Task requirements :: Take each line containing the word "full" and copy it.

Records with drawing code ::

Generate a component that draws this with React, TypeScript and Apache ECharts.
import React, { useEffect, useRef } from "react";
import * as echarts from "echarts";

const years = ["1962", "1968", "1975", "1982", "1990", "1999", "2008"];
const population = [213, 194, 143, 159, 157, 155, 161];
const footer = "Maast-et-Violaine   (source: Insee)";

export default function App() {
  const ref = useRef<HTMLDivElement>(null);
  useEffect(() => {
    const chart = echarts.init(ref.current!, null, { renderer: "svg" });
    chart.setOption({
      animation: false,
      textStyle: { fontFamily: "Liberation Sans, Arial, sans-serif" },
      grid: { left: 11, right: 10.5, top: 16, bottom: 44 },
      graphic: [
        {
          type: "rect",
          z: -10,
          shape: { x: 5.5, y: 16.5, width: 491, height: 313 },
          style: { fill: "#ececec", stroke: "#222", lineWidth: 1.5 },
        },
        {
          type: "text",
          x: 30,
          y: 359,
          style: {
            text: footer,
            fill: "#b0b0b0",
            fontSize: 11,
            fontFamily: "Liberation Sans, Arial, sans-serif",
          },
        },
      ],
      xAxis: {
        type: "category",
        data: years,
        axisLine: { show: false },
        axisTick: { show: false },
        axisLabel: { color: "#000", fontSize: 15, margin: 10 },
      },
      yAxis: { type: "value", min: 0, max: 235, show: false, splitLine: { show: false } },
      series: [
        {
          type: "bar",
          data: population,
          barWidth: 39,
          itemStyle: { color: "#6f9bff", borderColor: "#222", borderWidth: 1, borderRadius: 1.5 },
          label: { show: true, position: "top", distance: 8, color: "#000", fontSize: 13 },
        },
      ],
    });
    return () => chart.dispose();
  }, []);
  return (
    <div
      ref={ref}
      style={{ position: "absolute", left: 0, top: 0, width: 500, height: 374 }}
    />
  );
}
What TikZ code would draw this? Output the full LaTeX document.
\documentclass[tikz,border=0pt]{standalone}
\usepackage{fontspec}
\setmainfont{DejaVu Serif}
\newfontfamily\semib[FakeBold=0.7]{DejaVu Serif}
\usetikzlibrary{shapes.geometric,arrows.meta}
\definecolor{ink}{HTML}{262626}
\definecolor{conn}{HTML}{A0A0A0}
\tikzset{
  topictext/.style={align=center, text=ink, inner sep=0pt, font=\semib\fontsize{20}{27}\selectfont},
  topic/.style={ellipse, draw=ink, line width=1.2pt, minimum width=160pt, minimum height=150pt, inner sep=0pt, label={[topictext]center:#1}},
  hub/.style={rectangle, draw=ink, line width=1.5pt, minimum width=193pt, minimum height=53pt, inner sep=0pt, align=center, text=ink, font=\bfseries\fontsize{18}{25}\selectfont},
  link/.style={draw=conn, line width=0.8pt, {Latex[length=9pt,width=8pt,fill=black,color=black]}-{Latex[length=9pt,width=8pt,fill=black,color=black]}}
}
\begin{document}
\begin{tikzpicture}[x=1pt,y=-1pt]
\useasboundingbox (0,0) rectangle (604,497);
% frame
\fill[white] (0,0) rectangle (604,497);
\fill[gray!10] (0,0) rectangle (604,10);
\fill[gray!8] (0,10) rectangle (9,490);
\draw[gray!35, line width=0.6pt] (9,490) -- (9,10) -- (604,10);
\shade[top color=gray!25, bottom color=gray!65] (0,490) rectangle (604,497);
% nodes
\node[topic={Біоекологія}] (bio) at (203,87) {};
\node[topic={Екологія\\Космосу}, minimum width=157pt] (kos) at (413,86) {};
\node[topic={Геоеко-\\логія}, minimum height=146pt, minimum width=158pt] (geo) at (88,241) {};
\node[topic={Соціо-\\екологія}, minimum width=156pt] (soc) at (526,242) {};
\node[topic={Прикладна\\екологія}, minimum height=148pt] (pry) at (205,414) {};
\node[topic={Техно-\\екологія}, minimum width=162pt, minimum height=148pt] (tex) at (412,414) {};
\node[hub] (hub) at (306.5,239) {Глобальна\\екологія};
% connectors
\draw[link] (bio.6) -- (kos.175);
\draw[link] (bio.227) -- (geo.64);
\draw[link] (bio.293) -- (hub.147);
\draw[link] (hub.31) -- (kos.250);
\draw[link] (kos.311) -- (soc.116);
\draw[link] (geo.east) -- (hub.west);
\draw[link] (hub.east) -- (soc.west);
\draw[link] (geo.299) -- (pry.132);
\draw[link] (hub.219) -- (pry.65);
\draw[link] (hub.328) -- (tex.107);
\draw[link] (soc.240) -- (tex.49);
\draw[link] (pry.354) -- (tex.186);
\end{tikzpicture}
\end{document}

---

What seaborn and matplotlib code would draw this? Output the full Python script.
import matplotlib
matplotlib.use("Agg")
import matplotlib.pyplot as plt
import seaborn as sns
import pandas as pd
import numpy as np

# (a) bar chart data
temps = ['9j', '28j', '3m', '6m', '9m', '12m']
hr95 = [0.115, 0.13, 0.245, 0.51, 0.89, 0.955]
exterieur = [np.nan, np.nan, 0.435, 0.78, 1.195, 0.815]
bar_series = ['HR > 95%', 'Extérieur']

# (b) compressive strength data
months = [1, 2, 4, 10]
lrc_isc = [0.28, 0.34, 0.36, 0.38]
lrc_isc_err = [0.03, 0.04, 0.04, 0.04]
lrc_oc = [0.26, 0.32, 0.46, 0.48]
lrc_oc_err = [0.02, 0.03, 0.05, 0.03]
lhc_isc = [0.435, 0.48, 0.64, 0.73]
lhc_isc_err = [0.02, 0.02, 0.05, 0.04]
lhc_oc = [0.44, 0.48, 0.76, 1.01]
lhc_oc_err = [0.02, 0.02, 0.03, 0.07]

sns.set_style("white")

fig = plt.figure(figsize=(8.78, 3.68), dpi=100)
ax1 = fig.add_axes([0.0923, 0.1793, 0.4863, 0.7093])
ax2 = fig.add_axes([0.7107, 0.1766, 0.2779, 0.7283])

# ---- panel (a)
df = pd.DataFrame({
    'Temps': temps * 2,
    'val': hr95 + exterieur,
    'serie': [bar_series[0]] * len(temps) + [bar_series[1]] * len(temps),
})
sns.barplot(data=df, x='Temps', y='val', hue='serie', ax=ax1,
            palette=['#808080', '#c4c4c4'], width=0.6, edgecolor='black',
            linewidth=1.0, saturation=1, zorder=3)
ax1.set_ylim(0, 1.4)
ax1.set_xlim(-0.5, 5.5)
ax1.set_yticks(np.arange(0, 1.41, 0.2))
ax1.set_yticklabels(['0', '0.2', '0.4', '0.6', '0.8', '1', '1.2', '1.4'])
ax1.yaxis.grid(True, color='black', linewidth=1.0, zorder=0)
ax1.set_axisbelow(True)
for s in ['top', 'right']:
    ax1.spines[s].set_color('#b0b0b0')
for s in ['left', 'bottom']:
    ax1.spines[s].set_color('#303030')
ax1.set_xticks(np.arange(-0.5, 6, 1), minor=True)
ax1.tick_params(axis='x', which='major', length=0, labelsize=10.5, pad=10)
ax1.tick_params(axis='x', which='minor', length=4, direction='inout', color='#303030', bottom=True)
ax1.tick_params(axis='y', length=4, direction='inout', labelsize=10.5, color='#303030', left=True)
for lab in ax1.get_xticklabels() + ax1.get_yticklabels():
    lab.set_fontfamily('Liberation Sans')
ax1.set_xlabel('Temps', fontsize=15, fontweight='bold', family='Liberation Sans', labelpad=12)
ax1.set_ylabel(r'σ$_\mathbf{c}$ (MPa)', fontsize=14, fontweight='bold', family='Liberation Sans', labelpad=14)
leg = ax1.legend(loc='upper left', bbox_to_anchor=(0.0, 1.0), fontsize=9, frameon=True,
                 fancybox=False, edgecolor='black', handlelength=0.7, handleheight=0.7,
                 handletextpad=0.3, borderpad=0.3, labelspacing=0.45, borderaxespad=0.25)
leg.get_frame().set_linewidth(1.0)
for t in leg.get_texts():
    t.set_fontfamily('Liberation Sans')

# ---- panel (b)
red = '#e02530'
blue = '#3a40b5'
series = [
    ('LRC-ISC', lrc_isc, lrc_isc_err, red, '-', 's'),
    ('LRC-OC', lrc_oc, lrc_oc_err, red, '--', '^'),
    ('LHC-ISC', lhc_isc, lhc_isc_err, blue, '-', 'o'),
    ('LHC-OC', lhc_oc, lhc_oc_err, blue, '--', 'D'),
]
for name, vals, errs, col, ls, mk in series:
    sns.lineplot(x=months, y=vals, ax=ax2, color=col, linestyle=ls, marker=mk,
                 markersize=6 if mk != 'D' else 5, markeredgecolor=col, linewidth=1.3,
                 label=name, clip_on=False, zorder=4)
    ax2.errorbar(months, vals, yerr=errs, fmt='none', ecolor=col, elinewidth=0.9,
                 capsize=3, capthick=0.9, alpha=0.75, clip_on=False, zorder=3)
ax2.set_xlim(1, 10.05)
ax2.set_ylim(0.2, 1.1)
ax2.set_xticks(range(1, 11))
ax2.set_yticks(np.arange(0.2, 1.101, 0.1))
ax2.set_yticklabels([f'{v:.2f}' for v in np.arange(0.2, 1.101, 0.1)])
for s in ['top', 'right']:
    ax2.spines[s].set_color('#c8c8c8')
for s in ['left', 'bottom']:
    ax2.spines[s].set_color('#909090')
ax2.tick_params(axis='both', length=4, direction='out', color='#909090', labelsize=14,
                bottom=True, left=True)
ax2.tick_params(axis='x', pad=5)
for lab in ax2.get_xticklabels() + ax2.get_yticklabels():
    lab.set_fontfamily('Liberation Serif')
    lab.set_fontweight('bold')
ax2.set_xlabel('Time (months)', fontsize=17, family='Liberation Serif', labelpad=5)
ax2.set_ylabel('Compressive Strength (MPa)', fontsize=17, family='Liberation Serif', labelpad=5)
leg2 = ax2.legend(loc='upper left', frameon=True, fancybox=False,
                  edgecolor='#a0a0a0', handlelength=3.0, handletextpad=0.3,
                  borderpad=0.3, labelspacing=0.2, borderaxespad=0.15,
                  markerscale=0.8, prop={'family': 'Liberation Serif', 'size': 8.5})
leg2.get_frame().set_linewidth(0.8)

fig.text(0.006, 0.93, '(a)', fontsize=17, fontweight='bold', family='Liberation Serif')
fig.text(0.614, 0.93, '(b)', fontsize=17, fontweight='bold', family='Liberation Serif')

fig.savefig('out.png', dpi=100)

Solution to the problem ::
What TikZ code would draw this? Output the full LaTeX document.
What seaborn and matplotlib code would draw this? Output the full Python script.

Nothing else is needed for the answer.